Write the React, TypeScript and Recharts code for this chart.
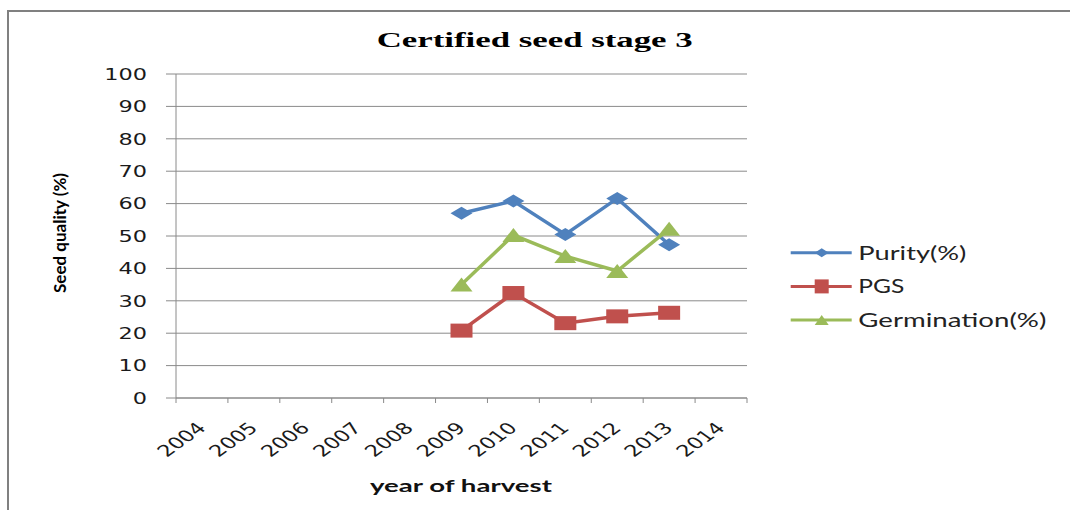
import { LineChart, Line, XAxis, YAxis, CartesianGrid } from "recharts";

const yearLabels = ["2004", "2005", "2006", "2007", "2008", "2009", "2010", "2011", "2012", "2013", "2014"];
const harvestYears = [2009, 2010, 2011, 2012, 2013];
const purity = [57, 60.8, 50.5, 61.6, 47.3];
const pgs = [20.8, 32.4, 23.1, 25.2, 26.3];
const germination = [35, 50.3, 43.8, 39.2, 52.2];
const yTicks = [0, 10, 20, 30, 40, 50, 60, 70, 80, 90, 100];

const BLUE = "#4f81bd";
const RED = "#c0504d";
const GREEN = "#9bbb59";
const GRID = "#8a8a8a";

const data = harvestYears.map((year, i) => ({
  year,
  purity: purity[i],
  pgs: pgs[i],
  germination: germination[i],
}));

// tick values at category boundaries (x.5) and at category centres (labels)
const xTicks: number[] = [];
yearLabels.forEach((label) => {
  const y = Number(label);
  xTicks.push(y - 0.5, y);
});
xTicks.push(Number(yearLabels[yearLabels.length - 1]) + 0.5);

const tickFont = "'DejaVu Sans', sans-serif";

function XTick(props: any) {
  const { x, y, payload } = props;
  const v = payload.value as number;
  if (v % 1 !== 0) {
    return <line x1={x} y1={y} x2={x} y2={y + 5} stroke={GRID} strokeWidth={1} />;
  }
  return (
    <g transform={`translate(${x + 5},${y + 31}) scale(1.4,1) rotate(-45)`}>
      <text textAnchor="end" fontFamily={tickFont} fontSize={16} fill="#1a1a1a">
        {String(v)}
      </text>
    </g>
  );
}

function YTick(props: any) {
  const { x, y, payload } = props;
  return (
    <g transform={`translate(${x},${y}) scale(1.4,1)`}>
      <text textAnchor="end" dy="0.36em" fontFamily={tickFont} fontSize={16} fill="#1a1a1a">
        {payload.value}
      </text>
    </g>
  );
}

function Diamond({ cx, cy, w = 11, h = 6.5, fill }: any) {
  if (cx == null || cy == null) return null;
  return <polygon points={`${cx},${cy - h} ${cx + w},${cy} ${cx},${cy + h} ${cx - w},${cy}`} fill={fill} />;
}

function Square({ cx, cy, w = 11, h = 7, fill }: any) {
  if (cx == null || cy == null) return null;
  return <rect x={cx - w} y={cy - h} width={w * 2} height={h * 2} fill={fill} />;
}

function Triangle({ cx, cy, w = 11, h = 7, fill }: any) {
  if (cx == null || cy == null) return null;
  return <polygon points={`${cx},${cy - h} ${cx + w},${cy + h} ${cx - w},${cy + h}`} fill={fill} />;
}

const legendItems = [
  { name: "Purity(%)", color: BLUE, len: 108, marker: "diamond" },
  { name: "PGS", color: RED, len: 46, marker: "square" },
  { name: "Germination(%)", color: GREEN, len: 188, marker: "triangle" },
];

export default function App() {
  return (
    <div style={{ position: "fixed", left: 0, top: 0, width: 1070, height: 510, overflow: "hidden", background: "#fff" }}>
      <div
        style={{
          position: "absolute",
          left: 7,
          top: 10,
          width: 1200,
          height: 700,
          border: "2px solid #808080",
          boxSizing: "border-box",
        }}
      />
      <div style={{ position: "absolute", left: 8, top: 8 }}>
        <LineChart width={1054} height={494} data={data} margin={{ top: 66, right: 315, bottom: 34, left: 88 }}>
          <CartesianGrid vertical={false} stroke={GRID} strokeWidth={1} />
          <XAxis
            dataKey="year"
            type="number"
            domain={[2003.5, 2014.5]}
            ticks={xTicks}
            interval={0}
            tick={<XTick />}
            tickLine={false}
            tickSize={0}
            tickMargin={0}
            axisLine={{ stroke: GRID }}
            height={70}
          />
          <YAxis
            type="number"
            domain={[0, 100]}
            ticks={yTicks}
            interval={0}
            width={80}
            tick={<YTick />}
            tickSize={10}
            tickMargin={19}
            tickLine={{ stroke: GRID }}
            axisLine={{ stroke: GRID }}
          />
          <Line
            dataKey="purity"
            stroke={BLUE}
            strokeWidth={3.5}
            isAnimationActive={false}
            dot={(p: any) => <Diamond key={`d${p.index}`} cx={p.cx} cy={p.cy} fill={BLUE} />}
            activeDot={false}
          />
          <Line
            dataKey="pgs"
            stroke={RED}
            strokeWidth={3.5}
            isAnimationActive={false}
            dot={(p: any) => <Square key={`s${p.index}`} cx={p.cx} cy={p.cy} fill={RED} />}
            activeDot={false}
          />
          <Line
            dataKey="germination"
            stroke={GREEN}
            strokeWidth={3.5}
            isAnimationActive={false}
            dot={(p: any) => <Triangle key={`t${p.index}`} cx={p.cx} cy={p.cy} fill={GREEN} />}
            activeDot={false}
          />
        </LineChart>
      </div>
      <svg width={1070} height={510} style={{ position: "absolute", left: 0, top: 0, pointerEvents: "none" }}>
        <text
          x={376.7}
          y={47}
          textLength={316}
          lengthAdjust="spacingAndGlyphs"
          fontFamily="'Liberation Serif', serif"
          fontWeight="bold"
          fontSize={22}
          fill="#000"
        >
          Certified seed stage 3
        </text>
        <text
          x={66}
          y={233}
          transform="rotate(-90 66 233)"
          textAnchor="middle"
          textLength={120}
          lengthAdjust="spacingAndGlyphs"
          fontFamily="Lato, sans-serif"
          fontWeight="bold"
          fontSize={17}
          fill="#000"
        >
          Seed quality (%)
        </text>
        <text
          x={370}
          y={492}
          textLength={182}
          lengthAdjust="spacingAndGlyphs"
          fontFamily="Lato, sans-serif"
          fontWeight="bold"
          fontSize={17}
          fill="#111"
        >
          year of harvest
        </text>
        {legendItems.map((item, i) => {
          const cy = 252.7 + i * 33.7;
          const cx = 821.7;
          return (
            <g key={item.name}>
              <line x1={790.7} y1={cy} x2={851.7} y2={cy} stroke={item.color} strokeWidth={3} />
              {item.marker === "diamond" && <Diamond cx={cx} cy={cy} w={7} h={4.5} fill={item.color} />}
              {item.marker === "square" && <Square cx={cx} cy={cy} w={7} h={7} fill={item.color} />}
              {item.marker === "triangle" && <Triangle cx={cx} cy={cy} w={7} h={5} fill={item.color} />}
              <text
                x={858.3}
                y={cy}
                dy="0.36em"
                textLength={item.len}
                lengthAdjust="spacingAndGlyphs"
                fontFamily="Lato, sans-serif"
                fontSize={19}
                fill="#222"
              >
                {item.name}
              </text>
            </g>
          );
        })}
      </svg>
    </div>
  );
}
+ + +
◆ **GIVEN REQUEST**
Go from the first line of the data above to the line containing "80, 90, 100];" and retype exactly those lines, both included, but none of the pictures.

◆ **WRITTEN ANSWER**
Write the React, TypeScript and Recharts code for this chart.
import { LineChart, Line, XAxis, YAxis, CartesianGrid } from "recharts";

const yearLabels = ["2004", "2005", "2006", "2007", "2008", "2009", "2010", "2011", "2012", "2013", "2014"];
const harvestYears = [2009, 2010, 2011, 2012, 2013];
const purity = [57, 60.8, 50.5, 61.6, 47.3];
const pgs = [20.8, 32.4, 23.1, 25.2, 26.3];
const germination = [35, 50.3, 43.8, 39.2, 52.2];
const yTicks = [0, 10, 20, 30, 40, 50, 60, 70, 80, 90, 100];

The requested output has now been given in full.